[Rows from a dataset of charts and code]
+-------+
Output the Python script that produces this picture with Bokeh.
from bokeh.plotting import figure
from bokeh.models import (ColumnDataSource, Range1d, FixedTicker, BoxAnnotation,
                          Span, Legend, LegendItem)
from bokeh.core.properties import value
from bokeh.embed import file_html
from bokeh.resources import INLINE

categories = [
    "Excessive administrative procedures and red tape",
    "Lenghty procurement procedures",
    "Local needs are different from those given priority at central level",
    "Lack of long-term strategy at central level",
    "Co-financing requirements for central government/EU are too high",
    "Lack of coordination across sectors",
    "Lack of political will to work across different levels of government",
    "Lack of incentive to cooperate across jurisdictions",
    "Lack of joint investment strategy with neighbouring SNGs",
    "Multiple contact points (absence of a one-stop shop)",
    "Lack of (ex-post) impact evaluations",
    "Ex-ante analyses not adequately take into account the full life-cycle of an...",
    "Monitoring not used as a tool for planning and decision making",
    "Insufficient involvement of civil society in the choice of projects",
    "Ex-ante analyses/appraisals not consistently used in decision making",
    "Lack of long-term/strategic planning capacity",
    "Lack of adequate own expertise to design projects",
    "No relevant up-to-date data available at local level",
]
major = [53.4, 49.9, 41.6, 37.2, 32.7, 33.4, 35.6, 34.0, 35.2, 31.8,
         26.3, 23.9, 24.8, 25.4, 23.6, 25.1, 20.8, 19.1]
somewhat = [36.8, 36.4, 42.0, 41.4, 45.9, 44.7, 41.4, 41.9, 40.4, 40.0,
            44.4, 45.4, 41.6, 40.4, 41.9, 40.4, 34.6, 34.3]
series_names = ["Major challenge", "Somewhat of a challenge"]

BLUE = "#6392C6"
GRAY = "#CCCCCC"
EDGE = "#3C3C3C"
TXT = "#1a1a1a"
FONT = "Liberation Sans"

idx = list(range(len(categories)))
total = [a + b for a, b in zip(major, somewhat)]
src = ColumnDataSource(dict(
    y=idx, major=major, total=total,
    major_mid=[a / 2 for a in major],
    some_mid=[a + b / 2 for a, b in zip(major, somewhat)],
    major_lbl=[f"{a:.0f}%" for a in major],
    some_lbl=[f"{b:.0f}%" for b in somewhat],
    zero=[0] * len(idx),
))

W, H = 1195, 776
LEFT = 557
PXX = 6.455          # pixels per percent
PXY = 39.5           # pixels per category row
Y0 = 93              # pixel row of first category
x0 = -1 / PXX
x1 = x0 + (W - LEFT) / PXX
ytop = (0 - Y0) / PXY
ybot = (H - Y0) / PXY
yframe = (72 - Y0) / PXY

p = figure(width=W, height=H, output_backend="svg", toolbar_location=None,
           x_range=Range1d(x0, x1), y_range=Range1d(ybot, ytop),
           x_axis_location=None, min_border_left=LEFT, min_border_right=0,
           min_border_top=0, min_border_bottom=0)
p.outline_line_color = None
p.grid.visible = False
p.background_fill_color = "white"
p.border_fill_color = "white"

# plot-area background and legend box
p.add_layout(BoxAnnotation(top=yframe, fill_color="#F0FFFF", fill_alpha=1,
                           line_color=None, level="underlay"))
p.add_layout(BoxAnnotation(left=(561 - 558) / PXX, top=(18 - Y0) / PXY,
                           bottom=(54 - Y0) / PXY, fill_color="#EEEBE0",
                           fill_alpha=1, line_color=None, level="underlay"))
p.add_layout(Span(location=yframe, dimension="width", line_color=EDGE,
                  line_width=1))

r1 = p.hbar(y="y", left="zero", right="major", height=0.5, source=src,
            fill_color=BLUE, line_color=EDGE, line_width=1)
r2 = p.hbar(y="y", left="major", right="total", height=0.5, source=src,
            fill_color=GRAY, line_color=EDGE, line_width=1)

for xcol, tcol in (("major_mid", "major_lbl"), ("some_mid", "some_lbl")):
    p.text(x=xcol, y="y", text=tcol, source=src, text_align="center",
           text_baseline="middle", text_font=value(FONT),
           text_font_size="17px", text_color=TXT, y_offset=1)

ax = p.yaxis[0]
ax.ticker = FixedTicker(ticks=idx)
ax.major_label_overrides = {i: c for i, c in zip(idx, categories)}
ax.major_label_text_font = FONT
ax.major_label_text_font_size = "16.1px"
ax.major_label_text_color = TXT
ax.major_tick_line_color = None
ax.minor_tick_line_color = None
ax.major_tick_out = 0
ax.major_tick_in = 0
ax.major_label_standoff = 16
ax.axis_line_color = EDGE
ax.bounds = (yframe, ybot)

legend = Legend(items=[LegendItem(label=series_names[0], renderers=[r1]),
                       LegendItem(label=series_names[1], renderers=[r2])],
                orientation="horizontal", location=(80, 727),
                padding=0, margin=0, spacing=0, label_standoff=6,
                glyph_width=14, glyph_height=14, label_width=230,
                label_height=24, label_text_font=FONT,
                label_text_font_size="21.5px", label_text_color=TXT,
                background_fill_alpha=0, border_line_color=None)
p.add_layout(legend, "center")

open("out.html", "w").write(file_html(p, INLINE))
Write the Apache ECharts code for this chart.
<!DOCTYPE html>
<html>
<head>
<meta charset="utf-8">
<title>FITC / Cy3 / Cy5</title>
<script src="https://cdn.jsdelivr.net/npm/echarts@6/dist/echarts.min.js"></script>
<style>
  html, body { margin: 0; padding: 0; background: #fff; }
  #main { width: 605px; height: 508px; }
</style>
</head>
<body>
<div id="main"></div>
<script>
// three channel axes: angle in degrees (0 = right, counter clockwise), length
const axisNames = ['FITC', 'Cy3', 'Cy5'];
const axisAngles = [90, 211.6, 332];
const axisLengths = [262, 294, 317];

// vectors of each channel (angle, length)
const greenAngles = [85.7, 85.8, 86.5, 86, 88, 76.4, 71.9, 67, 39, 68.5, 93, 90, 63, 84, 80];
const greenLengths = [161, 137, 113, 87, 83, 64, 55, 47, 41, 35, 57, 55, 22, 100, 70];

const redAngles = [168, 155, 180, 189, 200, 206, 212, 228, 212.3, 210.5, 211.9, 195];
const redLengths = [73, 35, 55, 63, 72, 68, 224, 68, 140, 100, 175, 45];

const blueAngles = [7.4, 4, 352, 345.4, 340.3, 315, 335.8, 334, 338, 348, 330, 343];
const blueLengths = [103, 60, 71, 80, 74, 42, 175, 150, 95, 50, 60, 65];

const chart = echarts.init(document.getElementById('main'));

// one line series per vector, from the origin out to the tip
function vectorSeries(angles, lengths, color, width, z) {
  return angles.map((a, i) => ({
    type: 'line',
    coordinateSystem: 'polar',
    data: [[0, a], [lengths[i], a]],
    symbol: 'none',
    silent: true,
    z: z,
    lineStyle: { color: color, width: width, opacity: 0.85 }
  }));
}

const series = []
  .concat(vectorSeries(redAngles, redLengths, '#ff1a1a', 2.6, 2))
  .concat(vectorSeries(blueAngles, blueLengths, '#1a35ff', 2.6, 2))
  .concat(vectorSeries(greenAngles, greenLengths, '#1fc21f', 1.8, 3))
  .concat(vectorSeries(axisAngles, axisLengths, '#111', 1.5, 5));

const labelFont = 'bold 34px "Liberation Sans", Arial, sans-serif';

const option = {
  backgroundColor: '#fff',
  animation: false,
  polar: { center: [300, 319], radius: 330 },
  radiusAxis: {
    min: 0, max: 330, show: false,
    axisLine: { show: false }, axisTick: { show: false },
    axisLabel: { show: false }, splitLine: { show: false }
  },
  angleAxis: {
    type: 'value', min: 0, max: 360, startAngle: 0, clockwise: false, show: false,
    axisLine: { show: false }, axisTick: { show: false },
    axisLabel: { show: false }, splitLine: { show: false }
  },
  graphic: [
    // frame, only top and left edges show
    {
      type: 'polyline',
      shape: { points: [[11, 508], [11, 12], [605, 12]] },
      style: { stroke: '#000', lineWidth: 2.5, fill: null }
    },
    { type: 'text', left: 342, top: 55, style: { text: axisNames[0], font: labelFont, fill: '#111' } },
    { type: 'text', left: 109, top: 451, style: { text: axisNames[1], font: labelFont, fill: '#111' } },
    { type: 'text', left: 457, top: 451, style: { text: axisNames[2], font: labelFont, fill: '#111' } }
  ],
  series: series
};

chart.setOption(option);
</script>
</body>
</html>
+-------+
__Instructions for the task__
Exactly as they appear, please write out the lines from the opening of the listing above down to the line containing "from bokeh.resources import INLINE", with both end lines included.

__Completed exercise__
Output the Python script that produces this picture with Bokeh.
from bokeh.plotting import figure
from bokeh.models import (ColumnDataSource, Range1d, FixedTicker, BoxAnnotation,
                          Span, Legend, LegendItem)
from bokeh.core.properties import value
from bokeh.embed import file_html
from bokeh.resources import INLINE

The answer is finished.